As fear over the spread of COVID-19 is surging at an alarming rate, public health institutions recommend companies to take a stance in preventing the virus from spreading around offices, public transports or public gatherings. Organizations are therefore encouraging, or in some cases, mandating their employees to switch to teleworking for several days or weeks. While this step is necessary to contain the disease from spreading, it opens the door to a rise in targeted threats.
Criminals are exploiting the disease to attack people and organizations. They prey on public fear to carefully devise targeted scams that will prove to be successful. Don’t wait to be affected by a cyberattack, make sure you implement security and contingency plans to ensure that your employees, customers, and overall business is secure.
Read our tips below on the type of threats that might affect you and how to ensure safety while working from home in a period of crisis.
Cybersecurity issues with teleworking
As employees rush home to telework, protecting internal information and sensitive data remains the highest priority for companies. This consequently heightens an organization’s ability to ensure complete safety and security of their digital assets and resources for several reasons:
1. It is already difficult to manage cybersecurity inhouse, and most companies lack contingency plans and policies to protect their assets while allowing employees to work from home.
2. Teleworking makes both employees and organizations more vulnerable to the threat landscape as they lack either resources, knowledge, or cybersecurity measures.
3. Employees who have not received enough cybersecurity training can easily fall victim to a targeted attack.
How to protect yourself from cyber attacks while teleworking
Use a secure network
- If you are working from home, you want to make sure your wireless network is secure.
- Change the default administrator password of your router to one that is strong and unique.
- Enable WPA2 on your router. This is a security mechanism that ensures that your online activity in your network is encrypted.
- Create a strong secure password to connect to your network and only allow people you trust to connect to it.

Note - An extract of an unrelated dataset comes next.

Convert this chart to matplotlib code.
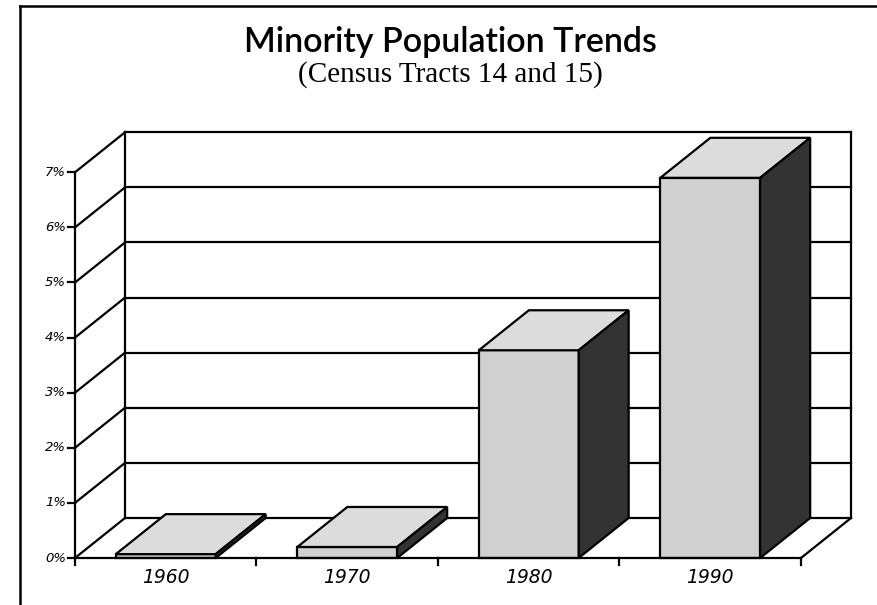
import numpy as np
import matplotlib
matplotlib.use("Agg")
import matplotlib.pyplot as plt
from matplotlib.patches import Polygon

years = ["1960", "1970", "1980", "1990"]
share = [0.07, 0.2, 3.77, 6.9]          # percent of population
yticks = [0, 1, 2, 3, 4, 5, 6, 7]
ytick_labels = [f"{v}%" for v in yticks]

W, H = 878, 605
fig = plt.figure(figsize=(W / 100, H / 100), dpi=100)

# pixel layout of the front plane: x=0..4 -> 75..801, y=0..7 -> 558..172
px0, px_per = 75.0, 181.5
py0, py_per = 558.0, 55.1
xlim = (-0.45, 4.75)
ylim = (-1.0, 8.4)
left = (px0 + px_per * xlim[0]) / W
width = px_per * (xlim[1] - xlim[0]) / W
bottom = (H - (py0 - py_per * ylim[0])) / H
height = py_per * (ylim[1] - ylim[0]) / H
ax = fig.add_axes([left, bottom, width, height])
ax.set_xlim(*xlim)
ax.set_ylim(*ylim)
ax.axis("off")

# depth offset of the 3d box
dx, dy = 50 / px_per, 40 / py_per
n = len(years)
top = yticks[-1]
lw = 1.6

# back wall gridlines and left wall slants
for v in yticks:
    ax.plot([dx, n + dx], [v + dy, v + dy], c="k", lw=lw, zorder=1)
    ax.plot([0, dx], [v, v + dy], c="k", lw=lw, zorder=1)
ax.plot([dx, dx], [dy, top + dy], c="k", lw=lw, zorder=1)
ax.plot([n + dx, n + dx], [dy, top + dy], c="k", lw=lw, zorder=1)
ax.plot([n, n + dx], [0, dy], c="k", lw=lw, zorder=1)

# bars
bw = 0.55
for i, h in enumerate(share):
    c = i + 0.5
    x0, x1 = c - bw / 2, c + bw / 2
    front = Polygon([(x0, 0), (x1, 0), (x1, h), (x0, h)],
                    fc="#d0d0d0", ec="k", lw=lw, zorder=3)
    lid = Polygon([(x0, h), (x1, h), (x1 + dx, h + dy), (x0 + dx, h + dy)],
                  fc="#dcdcdc", ec="k", lw=lw, zorder=3)
    side = Polygon([(x1, 0), (x1 + dx, dy), (x1 + dx, h + dy), (x1, h)],
                   fc="#333333", ec="k", lw=lw, zorder=3)
    for p in (front, lid, side):
        ax.add_patch(p)

# front axes
ax.plot([0, 0], [-0.12, top], c="k", lw=lw, zorder=4)
ax.plot([0, n], [0, 0], c="k", lw=lw, zorder=4)
for v, lab in zip(yticks, ytick_labels):
    ax.plot([-0.04, 0], [v, v], c="k", lw=lw, zorder=4)
    ax.text(-0.05, v, lab, ha="right", va="center", fontsize=9.5,
            style="italic", family="DejaVu Sans")
for k in range(1, n + 1):
    ax.plot([k, k], [0, -0.12], c="k", lw=lw, zorder=4)
for i, lab in enumerate(years):
    ax.text(i + 0.5, -0.35, lab, ha="center", va="center", fontsize=13.5,
            style="italic", family="DejaVu Sans")

# page frame (left and top edges of the scanned box)
fig.add_artist(plt.Line2D([20 / W, 20 / W], [0, 1 - 6 / H], c="k", lw=1.8))
fig.add_artist(plt.Line2D([20 / W, 1], [1 - 6 / H, 1 - 6 / H], c="k", lw=1.8))

fig.text(450 / W, 1 - 42 / H, "Minority Population Trends", ha="center",
         va="center", fontsize=24.5, weight="semibold", family="Lato")
fig.text(450 / W, 1 - 75 / H, "(Census Tracts 14 and 15)", ha="center",
         va="center", fontsize=21, family="Liberation Serif")

fig.savefig("out.png", dpi=100)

- Alternatively, use your smartphone 3G/4G connection as a hotspot to connect your device to the network. Another safe option is to use a VPN (Virtual Private Network) which creates an encrypted tunnel that guarantees that your connection is encrypted.
Work from secured devices
- Make sure you work from authorized devices. For security reasons, most organizations won’t allow users to store corporate information on their own devices.
- Enable automatic updates on your devices. This will guarantee that they are running the most updated software where any recently discovered security bugs have been solved.
- Check to see if your security software (e.g. antivirus, etc.) is running and is also up-to-date.
Manage information securely
- Only use authorized channels to transmit or store corporate information. There are many services on the cloud that will allow us to work collaboratively, but some might not comply with your company’s policy, so make sure you stick with corporate tools.
Beware of COVID-19 related phishing emails
- Attackers usually try to entice us to click on links or download files by catching our attention. They often try to create a sense of urgency to rush us into making a mistake.
- Targeted attacks, in this period, mainly include malicious phishing attempts via emails. The WHO (World Health Organization) published official communication advising people to be aware of malicious links or PDFs forwarded by a disguised, fake WHO representative claiming to offer guidelines on how to stay protected during the virus outbreak. Clicking on the link or downloading the file will result in your device being infected.
- Other modes of targeted attacks include criminals creating fake websites to offer updates on the COVID-19. Be sure to check the source of the website before clicking anything that seems out of place. In a situation where people are hungry for information, they look to gather intel from all available sources, not thinking twice before clicking a potentially fraudulent link.
- If you suspect that your device might be compromised or that you might have fallen victim to a phishing scam, promptly contact your security team. A fast response can minimize the consequences of any security incident.
Organizations, as well as individuals, need to understand the correlation between a virus outbreak (that essentially causes fear and stress among the public) and the risk of cyberattacks. Some might focus on other, more pressing risks that are directly affecting the business and operational line. It is important not to lose sight of the cyber risks that will, in the long-term, have severe impact on the organization.